— start of STORED DATA —

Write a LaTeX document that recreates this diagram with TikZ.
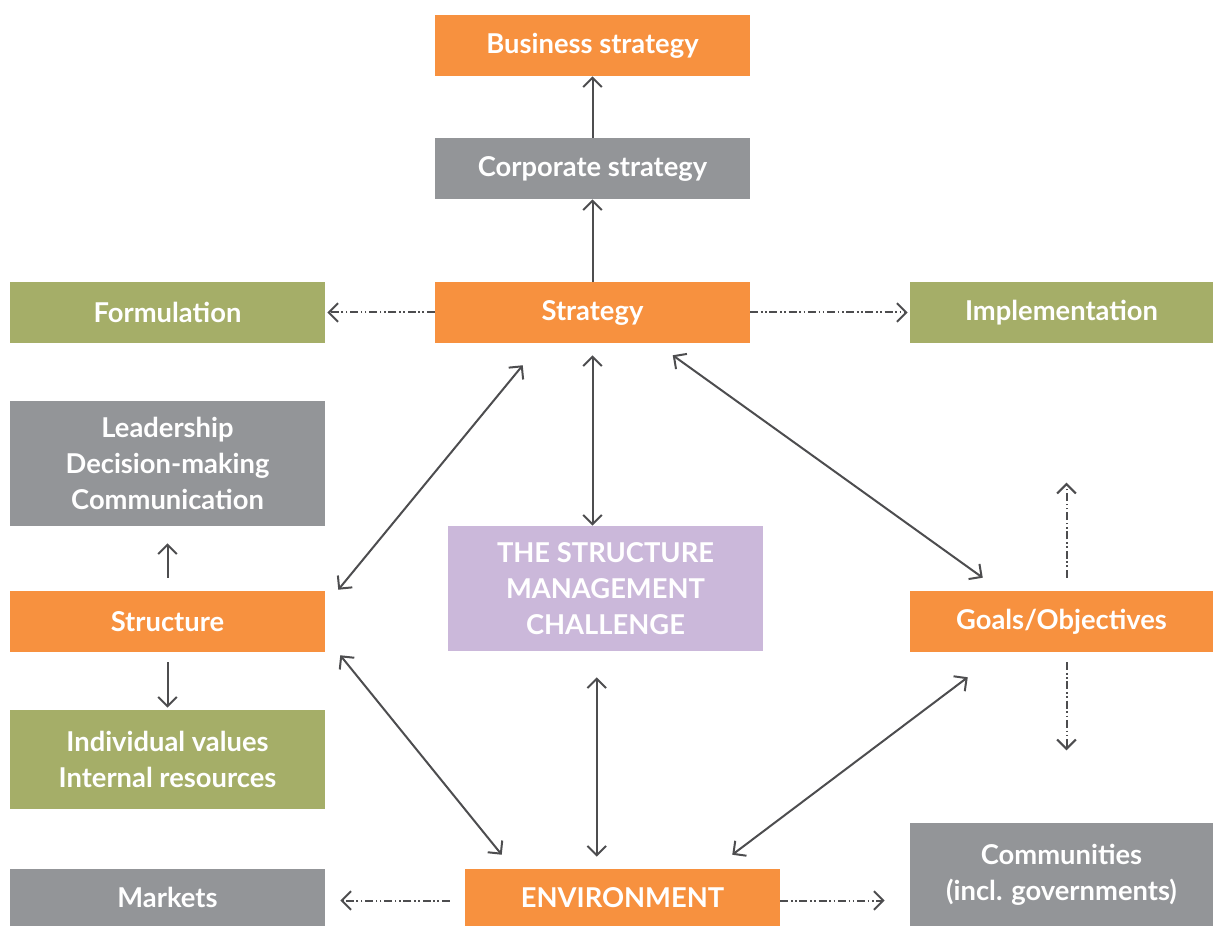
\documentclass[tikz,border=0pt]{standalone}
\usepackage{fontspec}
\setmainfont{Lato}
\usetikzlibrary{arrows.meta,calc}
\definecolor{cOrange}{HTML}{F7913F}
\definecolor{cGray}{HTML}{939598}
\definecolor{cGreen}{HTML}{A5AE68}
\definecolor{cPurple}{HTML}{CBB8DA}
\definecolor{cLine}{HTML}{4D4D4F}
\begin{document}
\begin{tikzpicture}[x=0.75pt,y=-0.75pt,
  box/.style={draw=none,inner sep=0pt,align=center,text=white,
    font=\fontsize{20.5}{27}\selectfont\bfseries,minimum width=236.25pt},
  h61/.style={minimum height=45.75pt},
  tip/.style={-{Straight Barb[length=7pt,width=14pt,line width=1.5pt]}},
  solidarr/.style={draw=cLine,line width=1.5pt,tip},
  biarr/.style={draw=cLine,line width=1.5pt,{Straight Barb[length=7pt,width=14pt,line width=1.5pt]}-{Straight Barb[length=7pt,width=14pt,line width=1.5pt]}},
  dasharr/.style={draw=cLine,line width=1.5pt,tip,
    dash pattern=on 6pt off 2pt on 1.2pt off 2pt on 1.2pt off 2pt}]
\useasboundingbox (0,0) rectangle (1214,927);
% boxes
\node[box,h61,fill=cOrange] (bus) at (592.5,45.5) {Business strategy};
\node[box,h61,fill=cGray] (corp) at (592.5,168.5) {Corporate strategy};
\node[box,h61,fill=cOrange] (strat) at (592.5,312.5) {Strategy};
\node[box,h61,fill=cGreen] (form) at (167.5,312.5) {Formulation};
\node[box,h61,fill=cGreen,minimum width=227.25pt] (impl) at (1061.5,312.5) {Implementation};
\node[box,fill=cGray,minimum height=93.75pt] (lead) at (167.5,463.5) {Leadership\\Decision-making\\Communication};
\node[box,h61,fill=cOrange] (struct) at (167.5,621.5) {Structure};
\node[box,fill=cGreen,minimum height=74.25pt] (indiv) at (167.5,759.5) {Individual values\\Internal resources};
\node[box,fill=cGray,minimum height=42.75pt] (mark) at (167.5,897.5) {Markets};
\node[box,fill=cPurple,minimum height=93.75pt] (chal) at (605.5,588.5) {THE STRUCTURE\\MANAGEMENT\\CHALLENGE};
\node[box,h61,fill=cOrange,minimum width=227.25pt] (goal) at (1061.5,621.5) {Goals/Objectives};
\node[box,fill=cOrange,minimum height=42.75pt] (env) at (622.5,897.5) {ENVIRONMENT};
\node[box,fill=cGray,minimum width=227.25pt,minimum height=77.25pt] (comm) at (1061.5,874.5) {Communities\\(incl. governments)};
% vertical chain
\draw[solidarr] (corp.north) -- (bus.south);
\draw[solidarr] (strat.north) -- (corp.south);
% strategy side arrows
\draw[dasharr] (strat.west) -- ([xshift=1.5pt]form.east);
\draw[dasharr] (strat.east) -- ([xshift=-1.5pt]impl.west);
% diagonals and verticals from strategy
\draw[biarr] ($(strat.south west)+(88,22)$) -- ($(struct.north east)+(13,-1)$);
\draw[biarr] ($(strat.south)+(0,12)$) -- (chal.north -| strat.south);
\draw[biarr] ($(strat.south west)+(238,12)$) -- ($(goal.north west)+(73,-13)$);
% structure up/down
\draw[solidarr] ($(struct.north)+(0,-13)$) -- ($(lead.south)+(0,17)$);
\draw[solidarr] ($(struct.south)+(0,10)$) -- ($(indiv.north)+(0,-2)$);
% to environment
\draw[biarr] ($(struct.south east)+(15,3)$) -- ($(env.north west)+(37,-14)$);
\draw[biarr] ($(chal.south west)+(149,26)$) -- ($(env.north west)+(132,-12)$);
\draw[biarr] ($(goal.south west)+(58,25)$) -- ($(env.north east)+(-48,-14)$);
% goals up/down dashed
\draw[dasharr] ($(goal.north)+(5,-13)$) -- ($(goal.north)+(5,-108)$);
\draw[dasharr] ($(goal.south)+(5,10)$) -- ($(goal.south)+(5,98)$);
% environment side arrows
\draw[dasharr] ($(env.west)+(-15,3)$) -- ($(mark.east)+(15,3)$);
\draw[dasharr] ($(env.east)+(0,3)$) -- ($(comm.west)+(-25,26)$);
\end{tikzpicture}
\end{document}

— end of STORED DATA —

▶ [WHAT IS EXPECTED]: Reproduce the data word for word, excluding its pictures.

▶ [TASK SOLUTION]:
Write a LaTeX document that recreates this diagram with TikZ.
\documentclass[tikz,border=0pt]{standalone}
\usepackage{fontspec}
\setmainfont{Lato}
\usetikzlibrary{arrows.meta,calc}
\definecolor{cOrange}{HTML}{F7913F}
\definecolor{cGray}{HTML}{939598}
\definecolor{cGreen}{HTML}{A5AE68}
\definecolor{cPurple}{HTML}{CBB8DA}
\definecolor{cLine}{HTML}{4D4D4F}
\begin{document}
\begin{tikzpicture}[x=0.75pt,y=-0.75pt,
  box/.style={draw=none,inner sep=0pt,align=center,text=white,
    font=\fontsize{20.5}{27}\selectfont\bfseries,minimum width=236.25pt},
  h61/.style={minimum height=45.75pt},
  tip/.style={-{Straight Barb[length=7pt,width=14pt,line width=1.5pt]}},
  solidarr/.style={draw=cLine,line width=1.5pt,tip},
  biarr/.style={draw=cLine,line width=1.5pt,{Straight Barb[length=7pt,width=14pt,line width=1.5pt]}-{Straight Barb[length=7pt,width=14pt,line width=1.5pt]}},
  dasharr/.style={draw=cLine,line width=1.5pt,tip,
    dash pattern=on 6pt off 2pt on 1.2pt off 2pt on 1.2pt off 2pt}]
\useasboundingbox (0,0) rectangle (1214,927);
% boxes
\node[box,h61,fill=cOrange] (bus) at (592.5,45.5) {Business strategy};
\node[box,h61,fill=cGray] (corp) at (592.5,168.5) {Corporate strategy};
\node[box,h61,fill=cOrange] (strat) at (592.5,312.5) {Strategy};
\node[box,h61,fill=cGreen] (form) at (167.5,312.5) {Formulation};
\node[box,h61,fill=cGreen,minimum width=227.25pt] (impl) at (1061.5,312.5) {Implementation};
\node[box,fill=cGray,minimum height=93.75pt] (lead) at (167.5,463.5) {Leadership\\Decision-making\\Communication};
\node[box,h61,fill=cOrange] (struct) at (167.5,621.5) {Structure};
\node[box,fill=cGreen,minimum height=74.25pt] (indiv) at (167.5,759.5) {Individual values\\Internal resources};
\node[box,fill=cGray,minimum height=42.75pt] (mark) at (167.5,897.5) {Markets};
\node[box,fill=cPurple,minimum height=93.75pt] (chal) at (605.5,588.5) {THE STRUCTURE\\MANAGEMENT\\CHALLENGE};
\node[box,h61,fill=cOrange,minimum width=227.25pt] (goal) at (1061.5,621.5) {Goals/Objectives};
\node[box,fill=cOrange,minimum height=42.75pt] (env) at (622.5,897.5) {ENVIRONMENT};
\node[box,fill=cGray,minimum width=227.25pt,minimum height=77.25pt] (comm) at (1061.5,874.5) {Communities\\(incl. governments)};
% vertical chain
\draw[solidarr] (corp.north) -- (bus.south);
\draw[solidarr] (strat.north) -- (corp.south);
% strategy side arrows
\draw[dasharr] (strat.west) -- ([xshift=1.5pt]form.east);
\draw[dasharr] (strat.east) -- ([xshift=-1.5pt]impl.west);
% diagonals and verticals from strategy
\draw[biarr] ($(strat.south west)+(88,22)$) -- ($(struct.north east)+(13,-1)$);
\draw[biarr] ($(strat.south)+(0,12)$) -- (chal.north -| strat.south);
\draw[biarr] ($(strat.south west)+(238,12)$) -- ($(goal.north west)+(73,-13)$);
% structure up/down
\draw[solidarr] ($(struct.north)+(0,-13)$) -- ($(lead.south)+(0,17)$);
\draw[solidarr] ($(struct.south)+(0,10)$) -- ($(indiv.north)+(0,-2)$);
% to environment
\draw[biarr] ($(struct.south east)+(15,3)$) -- ($(env.north west)+(37,-14)$);
\draw[biarr] ($(chal.south west)+(149,26)$) -- ($(env.north west)+(132,-12)$);
\draw[biarr] ($(goal.south west)+(58,25)$) -- ($(env.north east)+(-48,-14)$);
% goals up/down dashed
\draw[dasharr] ($(goal.north)+(5,-13)$) -- ($(goal.north)+(5,-108)$);
\draw[dasharr] ($(goal.south)+(5,10)$) -- ($(goal.south)+(5,98)$);
% environment side arrows
\draw[dasharr] ($(env.west)+(-15,3)$) -- ($(mark.east)+(15,3)$);
\draw[dasharr] ($(env.east)+(0,3)$) -- ($(comm.west)+(-25,26)$);
\end{tikzpicture}
\end{document}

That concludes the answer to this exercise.